-------- Entries provided
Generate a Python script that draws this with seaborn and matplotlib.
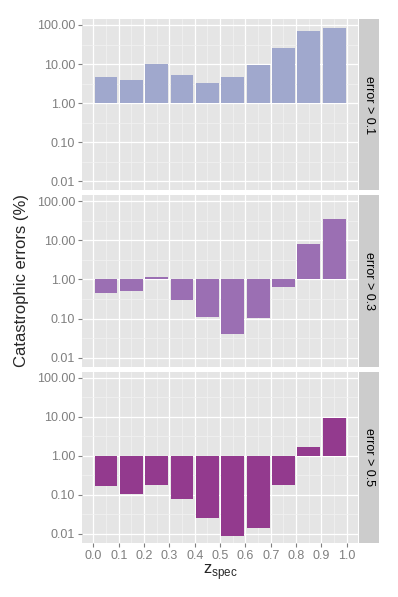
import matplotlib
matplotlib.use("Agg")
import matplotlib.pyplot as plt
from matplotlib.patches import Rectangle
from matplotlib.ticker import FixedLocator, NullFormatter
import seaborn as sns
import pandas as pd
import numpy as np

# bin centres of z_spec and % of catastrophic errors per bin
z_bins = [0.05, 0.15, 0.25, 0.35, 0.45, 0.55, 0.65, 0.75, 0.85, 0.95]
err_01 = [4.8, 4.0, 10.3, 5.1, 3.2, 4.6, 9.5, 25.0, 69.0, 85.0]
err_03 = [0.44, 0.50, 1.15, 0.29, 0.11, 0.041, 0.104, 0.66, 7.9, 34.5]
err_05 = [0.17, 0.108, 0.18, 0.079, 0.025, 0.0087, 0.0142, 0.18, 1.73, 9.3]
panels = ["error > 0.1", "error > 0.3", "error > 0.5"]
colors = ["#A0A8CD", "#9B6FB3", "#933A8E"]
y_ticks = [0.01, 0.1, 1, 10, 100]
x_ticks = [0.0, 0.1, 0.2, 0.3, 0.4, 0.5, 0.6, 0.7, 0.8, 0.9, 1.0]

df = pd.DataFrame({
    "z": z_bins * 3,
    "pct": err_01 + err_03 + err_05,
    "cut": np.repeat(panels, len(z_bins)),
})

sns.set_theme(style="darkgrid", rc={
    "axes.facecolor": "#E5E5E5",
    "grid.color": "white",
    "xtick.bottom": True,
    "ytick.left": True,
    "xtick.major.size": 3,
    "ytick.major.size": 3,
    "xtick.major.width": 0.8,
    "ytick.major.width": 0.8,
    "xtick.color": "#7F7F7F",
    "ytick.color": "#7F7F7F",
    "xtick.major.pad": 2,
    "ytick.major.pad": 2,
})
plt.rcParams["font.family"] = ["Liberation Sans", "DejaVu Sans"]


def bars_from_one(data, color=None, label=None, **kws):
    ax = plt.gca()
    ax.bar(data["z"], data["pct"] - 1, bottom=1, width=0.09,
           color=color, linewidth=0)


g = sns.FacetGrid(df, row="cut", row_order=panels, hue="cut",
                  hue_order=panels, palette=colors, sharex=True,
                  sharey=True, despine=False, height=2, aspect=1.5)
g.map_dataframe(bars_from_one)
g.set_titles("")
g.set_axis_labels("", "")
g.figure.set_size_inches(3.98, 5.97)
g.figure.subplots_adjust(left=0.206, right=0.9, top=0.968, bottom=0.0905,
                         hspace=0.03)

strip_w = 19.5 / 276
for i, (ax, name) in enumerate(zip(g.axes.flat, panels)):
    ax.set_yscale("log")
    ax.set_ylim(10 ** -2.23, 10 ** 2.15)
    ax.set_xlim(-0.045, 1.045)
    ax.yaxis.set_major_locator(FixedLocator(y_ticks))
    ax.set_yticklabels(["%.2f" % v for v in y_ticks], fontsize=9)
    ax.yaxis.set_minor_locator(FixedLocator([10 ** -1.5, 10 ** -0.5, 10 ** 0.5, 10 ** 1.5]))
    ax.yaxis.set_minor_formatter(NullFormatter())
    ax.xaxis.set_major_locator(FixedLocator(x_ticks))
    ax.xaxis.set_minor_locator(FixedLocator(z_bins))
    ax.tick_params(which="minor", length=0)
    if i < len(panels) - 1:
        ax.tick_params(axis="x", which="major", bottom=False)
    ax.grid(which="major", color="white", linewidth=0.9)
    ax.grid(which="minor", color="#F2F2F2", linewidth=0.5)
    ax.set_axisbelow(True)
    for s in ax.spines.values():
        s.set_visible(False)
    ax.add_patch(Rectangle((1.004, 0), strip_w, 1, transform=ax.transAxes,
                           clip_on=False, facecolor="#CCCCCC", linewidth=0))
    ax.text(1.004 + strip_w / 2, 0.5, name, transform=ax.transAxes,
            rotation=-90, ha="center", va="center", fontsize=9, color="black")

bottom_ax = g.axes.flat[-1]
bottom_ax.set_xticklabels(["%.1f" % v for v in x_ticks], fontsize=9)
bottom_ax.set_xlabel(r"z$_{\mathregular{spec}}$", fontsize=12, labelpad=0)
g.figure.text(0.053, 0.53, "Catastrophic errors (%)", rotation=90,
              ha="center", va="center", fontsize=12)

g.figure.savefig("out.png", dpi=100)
----------------
-------- Entries provided
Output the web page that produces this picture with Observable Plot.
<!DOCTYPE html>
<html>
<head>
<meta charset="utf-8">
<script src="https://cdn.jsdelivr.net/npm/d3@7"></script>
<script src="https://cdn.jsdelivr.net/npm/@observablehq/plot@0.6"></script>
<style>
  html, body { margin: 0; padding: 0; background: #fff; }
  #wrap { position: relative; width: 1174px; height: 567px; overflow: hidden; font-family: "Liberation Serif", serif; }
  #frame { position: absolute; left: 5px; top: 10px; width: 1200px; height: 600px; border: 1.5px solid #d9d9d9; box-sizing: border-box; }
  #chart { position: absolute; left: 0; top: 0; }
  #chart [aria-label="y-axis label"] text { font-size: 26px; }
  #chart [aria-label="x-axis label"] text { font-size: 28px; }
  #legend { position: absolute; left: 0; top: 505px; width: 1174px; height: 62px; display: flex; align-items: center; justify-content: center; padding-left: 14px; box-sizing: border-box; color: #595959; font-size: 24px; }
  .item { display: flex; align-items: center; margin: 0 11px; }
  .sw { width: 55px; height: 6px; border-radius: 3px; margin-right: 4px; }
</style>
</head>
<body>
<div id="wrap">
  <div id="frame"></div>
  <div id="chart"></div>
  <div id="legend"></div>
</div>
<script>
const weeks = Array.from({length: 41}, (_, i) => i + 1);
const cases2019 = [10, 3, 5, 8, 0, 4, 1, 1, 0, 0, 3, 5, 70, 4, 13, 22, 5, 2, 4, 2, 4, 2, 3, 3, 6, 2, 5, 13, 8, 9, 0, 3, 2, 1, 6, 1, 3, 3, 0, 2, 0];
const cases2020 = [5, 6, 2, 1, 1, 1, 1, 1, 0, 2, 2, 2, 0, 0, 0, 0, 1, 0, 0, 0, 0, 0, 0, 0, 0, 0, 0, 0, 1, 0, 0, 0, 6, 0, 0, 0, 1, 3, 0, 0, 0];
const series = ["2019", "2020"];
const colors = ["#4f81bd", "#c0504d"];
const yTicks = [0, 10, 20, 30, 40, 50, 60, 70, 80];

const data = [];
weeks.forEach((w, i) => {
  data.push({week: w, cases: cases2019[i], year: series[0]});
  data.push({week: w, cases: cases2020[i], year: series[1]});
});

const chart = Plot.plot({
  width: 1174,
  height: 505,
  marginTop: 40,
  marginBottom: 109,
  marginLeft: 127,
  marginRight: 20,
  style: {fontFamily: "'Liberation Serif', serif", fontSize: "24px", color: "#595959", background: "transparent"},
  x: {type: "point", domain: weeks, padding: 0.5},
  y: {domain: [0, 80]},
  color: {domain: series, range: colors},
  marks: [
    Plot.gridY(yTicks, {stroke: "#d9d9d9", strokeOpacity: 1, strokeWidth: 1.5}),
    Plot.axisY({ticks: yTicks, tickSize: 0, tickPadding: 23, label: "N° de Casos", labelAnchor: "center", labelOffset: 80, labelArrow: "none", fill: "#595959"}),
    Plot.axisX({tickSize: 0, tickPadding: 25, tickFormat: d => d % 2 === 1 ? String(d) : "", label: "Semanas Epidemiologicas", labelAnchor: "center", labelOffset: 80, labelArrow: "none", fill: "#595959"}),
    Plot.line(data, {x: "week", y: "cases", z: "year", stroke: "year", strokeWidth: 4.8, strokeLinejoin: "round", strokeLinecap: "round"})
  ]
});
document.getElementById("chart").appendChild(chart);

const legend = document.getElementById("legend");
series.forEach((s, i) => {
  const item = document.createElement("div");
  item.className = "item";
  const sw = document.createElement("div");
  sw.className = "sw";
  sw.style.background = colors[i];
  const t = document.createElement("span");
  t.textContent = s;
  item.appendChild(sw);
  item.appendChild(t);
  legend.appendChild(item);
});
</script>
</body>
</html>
----------------
• _Exercise task_
Return a copy of every line that includes the word "script".

• _Problem solution_
Generate a Python script that draws this with seaborn and matplotlib.
<script src="https://cdn.jsdelivr.net/npm/d3@7"></script>
<script src="https://cdn.jsdelivr.net/npm/@observablehq/plot@0.6"></script>
<script>
</script>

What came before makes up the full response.